[begin GIVEN INFORMATION]

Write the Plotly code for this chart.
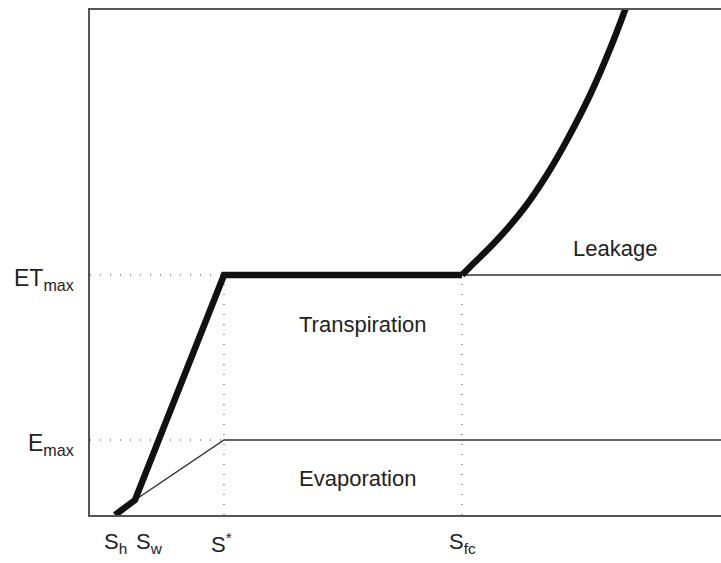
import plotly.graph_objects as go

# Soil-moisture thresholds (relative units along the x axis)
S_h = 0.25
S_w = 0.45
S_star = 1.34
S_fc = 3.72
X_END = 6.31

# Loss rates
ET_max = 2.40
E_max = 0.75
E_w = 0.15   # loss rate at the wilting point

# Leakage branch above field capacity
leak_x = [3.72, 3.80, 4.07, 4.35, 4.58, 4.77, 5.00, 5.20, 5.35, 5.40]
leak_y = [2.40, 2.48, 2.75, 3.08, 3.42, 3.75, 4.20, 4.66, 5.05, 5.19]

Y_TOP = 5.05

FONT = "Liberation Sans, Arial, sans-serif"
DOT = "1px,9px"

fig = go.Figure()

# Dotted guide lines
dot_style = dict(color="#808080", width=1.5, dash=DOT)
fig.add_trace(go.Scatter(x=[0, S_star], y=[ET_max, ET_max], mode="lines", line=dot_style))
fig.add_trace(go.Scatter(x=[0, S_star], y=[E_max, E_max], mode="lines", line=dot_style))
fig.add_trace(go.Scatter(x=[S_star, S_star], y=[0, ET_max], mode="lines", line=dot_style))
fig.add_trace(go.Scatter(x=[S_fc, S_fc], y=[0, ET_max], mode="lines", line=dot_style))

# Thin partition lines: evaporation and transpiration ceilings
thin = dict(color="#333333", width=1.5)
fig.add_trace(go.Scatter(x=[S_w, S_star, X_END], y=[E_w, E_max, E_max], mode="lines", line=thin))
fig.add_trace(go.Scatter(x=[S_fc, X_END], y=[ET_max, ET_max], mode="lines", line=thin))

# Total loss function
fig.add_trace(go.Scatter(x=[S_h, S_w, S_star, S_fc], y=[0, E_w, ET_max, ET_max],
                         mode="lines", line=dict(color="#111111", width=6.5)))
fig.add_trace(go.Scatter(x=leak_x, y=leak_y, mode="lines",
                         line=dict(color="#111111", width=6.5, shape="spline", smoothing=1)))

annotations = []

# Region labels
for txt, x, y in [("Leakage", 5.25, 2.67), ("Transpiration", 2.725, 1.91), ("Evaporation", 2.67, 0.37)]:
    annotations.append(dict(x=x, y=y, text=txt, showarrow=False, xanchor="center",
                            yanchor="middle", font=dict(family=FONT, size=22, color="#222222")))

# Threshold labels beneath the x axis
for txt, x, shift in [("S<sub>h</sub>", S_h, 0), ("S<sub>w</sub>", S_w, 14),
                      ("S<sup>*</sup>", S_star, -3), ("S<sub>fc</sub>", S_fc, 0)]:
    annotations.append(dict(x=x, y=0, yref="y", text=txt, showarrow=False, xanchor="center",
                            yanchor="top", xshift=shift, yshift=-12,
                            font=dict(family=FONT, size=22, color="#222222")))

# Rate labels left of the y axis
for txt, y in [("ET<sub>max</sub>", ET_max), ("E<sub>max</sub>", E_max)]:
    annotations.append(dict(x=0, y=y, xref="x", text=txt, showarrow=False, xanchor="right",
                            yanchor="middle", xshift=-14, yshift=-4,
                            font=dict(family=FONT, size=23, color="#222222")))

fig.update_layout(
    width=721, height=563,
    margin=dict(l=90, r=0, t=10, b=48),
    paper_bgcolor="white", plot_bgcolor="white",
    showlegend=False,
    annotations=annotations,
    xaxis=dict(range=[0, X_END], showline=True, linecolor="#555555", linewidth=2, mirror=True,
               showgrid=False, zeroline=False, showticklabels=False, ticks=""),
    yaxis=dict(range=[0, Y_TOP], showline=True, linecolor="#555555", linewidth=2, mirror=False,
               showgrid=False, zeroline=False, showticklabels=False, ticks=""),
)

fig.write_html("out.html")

[end GIVEN INFORMATION]

STATED PROBLEM: Leaving the pictures aside, transcribe the entire listing exactly.

SOLUTION FOR THIS EXERCISE:
Write the Plotly code for this chart.
import plotly.graph_objects as go

# Soil-moisture thresholds (relative units along the x axis)
S_h = 0.25
S_w = 0.45
S_star = 1.34
S_fc = 3.72
X_END = 6.31

# Loss rates
ET_max = 2.40
E_max = 0.75
E_w = 0.15   # loss rate at the wilting point

# Leakage branch above field capacity
leak_x = [3.72, 3.80, 4.07, 4.35, 4.58, 4.77, 5.00, 5.20, 5.35, 5.40]
leak_y = [2.40, 2.48, 2.75, 3.08, 3.42, 3.75, 4.20, 4.66, 5.05, 5.19]

Y_TOP = 5.05

FONT = "Liberation Sans, Arial, sans-serif"
DOT = "1px,9px"

fig = go.Figure()

# Dotted guide lines
dot_style = dict(color="#808080", width=1.5, dash=DOT)
fig.add_trace(go.Scatter(x=[0, S_star], y=[ET_max, ET_max], mode="lines", line=dot_style))
fig.add_trace(go.Scatter(x=[0, S_star], y=[E_max, E_max], mode="lines", line=dot_style))
fig.add_trace(go.Scatter(x=[S_star, S_star], y=[0, ET_max], mode="lines", line=dot_style))
fig.add_trace(go.Scatter(x=[S_fc, S_fc], y=[0, ET_max], mode="lines", line=dot_style))

# Thin partition lines: evaporation and transpiration ceilings
thin = dict(color="#333333", width=1.5)
fig.add_trace(go.Scatter(x=[S_w, S_star, X_END], y=[E_w, E_max, E_max], mode="lines", line=thin))
fig.add_trace(go.Scatter(x=[S_fc, X_END], y=[ET_max, ET_max], mode="lines", line=thin))

# Total loss function
fig.add_trace(go.Scatter(x=[S_h, S_w, S_star, S_fc], y=[0, E_w, ET_max, ET_max],
                         mode="lines", line=dict(color="#111111", width=6.5)))
fig.add_trace(go.Scatter(x=leak_x, y=leak_y, mode="lines",
                         line=dict(color="#111111", width=6.5, shape="spline", smoothing=1)))

annotations = []

# Region labels
for txt, x, y in [("Leakage", 5.25, 2.67), ("Transpiration", 2.725, 1.91), ("Evaporation", 2.67, 0.37)]:
    annotations.append(dict(x=x, y=y, text=txt, showarrow=False, xanchor="center",
                            yanchor="middle", font=dict(family=FONT, size=22, color="#222222")))

# Threshold labels beneath the x axis
for txt, x, shift in [("S<sub>h</sub>", S_h, 0), ("S<sub>w</sub>", S_w, 14),
                      ("S<sup>*</sup>", S_star, -3), ("S<sub>fc</sub>", S_fc, 0)]:
    annotations.append(dict(x=x, y=0, yref="y", text=txt, showarrow=False, xanchor="center",
                            yanchor="top", xshift=shift, yshift=-12,
                            font=dict(family=FONT, size=22, color="#222222")))

# Rate labels left of the y axis
for txt, y in [("ET<sub>max</sub>", ET_max), ("E<sub>max</sub>", E_max)]:
    annotations.append(dict(x=0, y=y, xref="x", text=txt, showarrow=False, xanchor="right",
                            yanchor="middle", xshift=-14, yshift=-4,
                            font=dict(family=FONT, size=23, color="#222222")))

fig.update_layout(
    width=721, height=563,
    margin=dict(l=90, r=0, t=10, b=48),
    paper_bgcolor="white", plot_bgcolor="white",
    showlegend=False,
    annotations=annotations,
    xaxis=dict(range=[0, X_END], showline=True, linecolor="#555555", linewidth=2, mirror=True,
               showgrid=False, zeroline=False, showticklabels=False, ticks=""),
    yaxis=dict(range=[0, Y_TOP], showline=True, linecolor="#555555", linewidth=2, mirror=False,
               showgrid=False, zeroline=False, showticklabels=False, ticks=""),
)

fig.write_html("out.html")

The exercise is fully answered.